- [Written task] Copy out each line that has "this" in it.

Records with drawing code:

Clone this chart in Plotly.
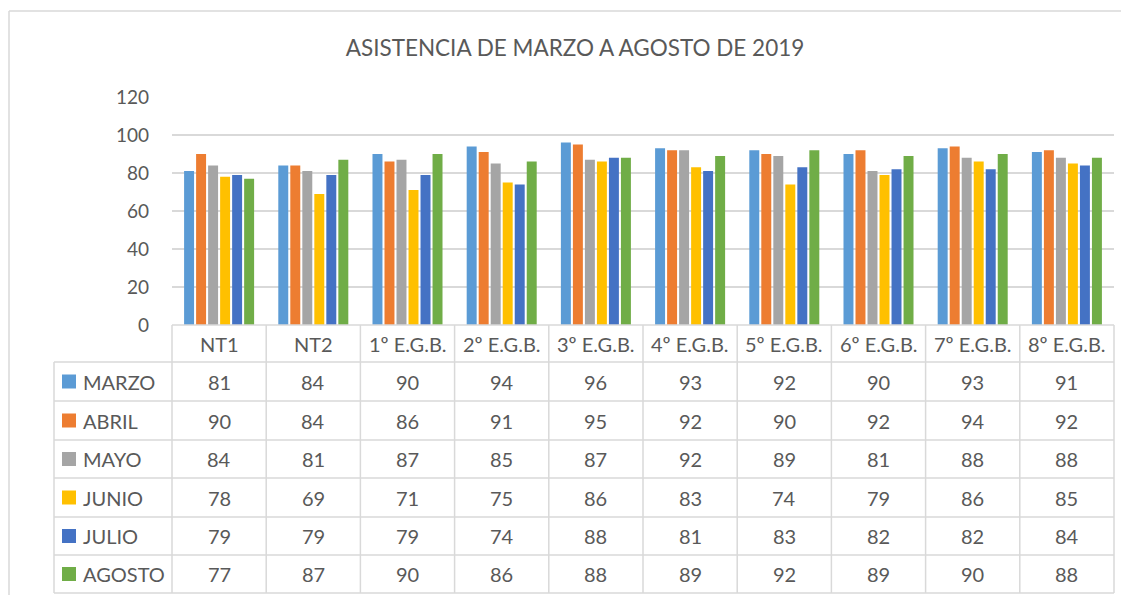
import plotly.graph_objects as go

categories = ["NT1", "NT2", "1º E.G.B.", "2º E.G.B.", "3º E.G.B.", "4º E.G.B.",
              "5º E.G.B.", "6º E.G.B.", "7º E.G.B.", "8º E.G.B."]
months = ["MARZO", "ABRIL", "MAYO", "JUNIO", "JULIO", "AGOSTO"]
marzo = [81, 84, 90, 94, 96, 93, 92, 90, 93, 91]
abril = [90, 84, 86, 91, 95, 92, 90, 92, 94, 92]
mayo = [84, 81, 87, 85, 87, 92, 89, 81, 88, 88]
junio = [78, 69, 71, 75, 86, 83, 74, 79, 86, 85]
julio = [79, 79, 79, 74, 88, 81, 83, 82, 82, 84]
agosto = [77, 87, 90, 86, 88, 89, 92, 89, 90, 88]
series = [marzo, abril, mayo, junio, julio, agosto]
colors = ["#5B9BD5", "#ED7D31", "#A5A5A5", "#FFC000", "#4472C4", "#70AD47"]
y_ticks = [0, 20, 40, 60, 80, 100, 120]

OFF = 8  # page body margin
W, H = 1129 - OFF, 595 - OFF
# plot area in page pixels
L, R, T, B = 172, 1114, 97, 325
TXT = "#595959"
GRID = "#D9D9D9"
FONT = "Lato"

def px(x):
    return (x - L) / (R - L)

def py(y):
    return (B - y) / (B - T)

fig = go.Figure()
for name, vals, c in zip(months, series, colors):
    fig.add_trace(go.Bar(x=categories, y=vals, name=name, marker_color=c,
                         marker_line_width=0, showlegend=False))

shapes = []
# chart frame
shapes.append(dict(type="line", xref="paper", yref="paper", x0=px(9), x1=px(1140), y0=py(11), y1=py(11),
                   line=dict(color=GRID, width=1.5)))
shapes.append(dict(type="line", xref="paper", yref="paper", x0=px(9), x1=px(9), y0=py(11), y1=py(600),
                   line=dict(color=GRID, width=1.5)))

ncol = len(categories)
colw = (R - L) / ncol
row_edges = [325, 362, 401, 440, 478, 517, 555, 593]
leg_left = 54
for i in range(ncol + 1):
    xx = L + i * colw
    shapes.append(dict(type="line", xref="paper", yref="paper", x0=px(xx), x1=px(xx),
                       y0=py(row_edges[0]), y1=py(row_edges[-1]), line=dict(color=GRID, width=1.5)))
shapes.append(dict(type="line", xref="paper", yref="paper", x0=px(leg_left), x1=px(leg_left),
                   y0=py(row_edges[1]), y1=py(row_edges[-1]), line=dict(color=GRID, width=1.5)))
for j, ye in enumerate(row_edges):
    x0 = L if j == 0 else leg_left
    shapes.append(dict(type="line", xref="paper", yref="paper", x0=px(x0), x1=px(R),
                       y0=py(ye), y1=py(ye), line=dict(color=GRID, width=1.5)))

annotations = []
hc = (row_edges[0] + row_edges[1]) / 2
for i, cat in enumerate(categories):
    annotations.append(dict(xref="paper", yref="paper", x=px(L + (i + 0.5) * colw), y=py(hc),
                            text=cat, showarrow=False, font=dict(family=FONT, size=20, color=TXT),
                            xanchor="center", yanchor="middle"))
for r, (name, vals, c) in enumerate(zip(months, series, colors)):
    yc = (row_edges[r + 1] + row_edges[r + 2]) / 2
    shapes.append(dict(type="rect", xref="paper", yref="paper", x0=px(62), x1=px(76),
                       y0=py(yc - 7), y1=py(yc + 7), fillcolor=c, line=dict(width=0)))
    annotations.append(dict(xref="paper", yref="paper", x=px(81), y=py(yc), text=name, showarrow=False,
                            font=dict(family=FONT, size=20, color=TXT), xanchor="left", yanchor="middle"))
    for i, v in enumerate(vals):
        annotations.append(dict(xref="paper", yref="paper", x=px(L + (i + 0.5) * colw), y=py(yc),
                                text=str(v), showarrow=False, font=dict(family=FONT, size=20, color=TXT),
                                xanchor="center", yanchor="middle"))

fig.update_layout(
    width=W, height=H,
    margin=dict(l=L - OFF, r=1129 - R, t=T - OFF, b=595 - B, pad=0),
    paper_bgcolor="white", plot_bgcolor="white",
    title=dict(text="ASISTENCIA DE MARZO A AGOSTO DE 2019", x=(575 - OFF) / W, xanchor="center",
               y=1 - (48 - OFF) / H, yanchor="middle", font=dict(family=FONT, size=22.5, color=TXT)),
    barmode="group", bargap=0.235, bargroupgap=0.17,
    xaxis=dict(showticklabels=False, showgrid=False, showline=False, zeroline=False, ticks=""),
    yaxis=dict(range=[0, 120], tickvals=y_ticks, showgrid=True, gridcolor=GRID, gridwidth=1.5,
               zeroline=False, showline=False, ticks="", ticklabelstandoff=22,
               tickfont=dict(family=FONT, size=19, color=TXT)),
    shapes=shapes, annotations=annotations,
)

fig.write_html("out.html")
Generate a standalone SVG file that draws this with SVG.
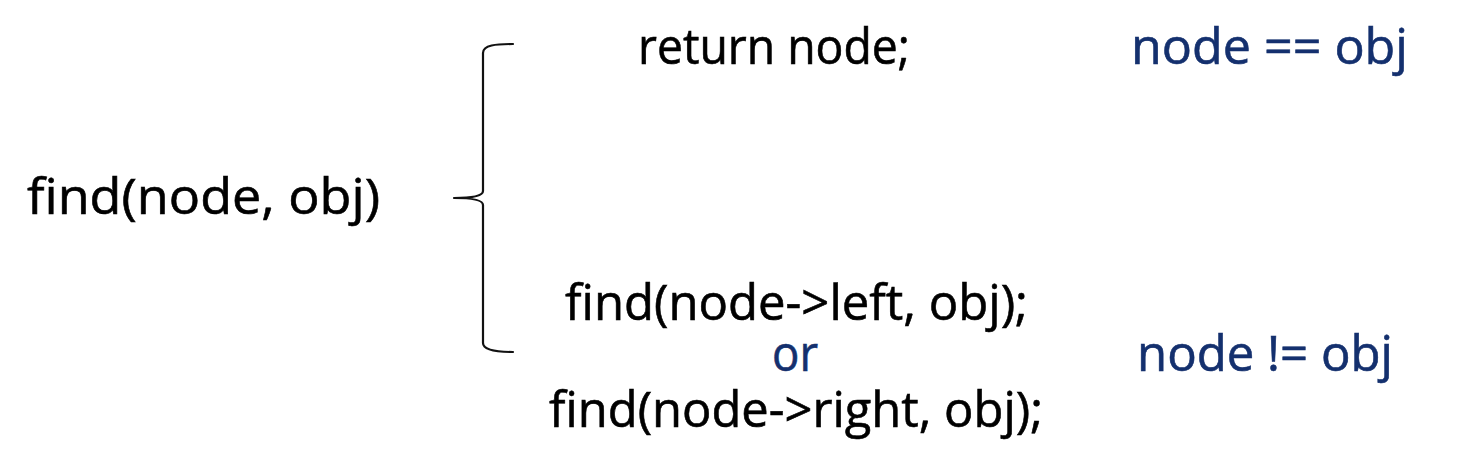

- [Result]
Clone this chart in Plotly.
Generate a standalone SVG file that draws this with SVG.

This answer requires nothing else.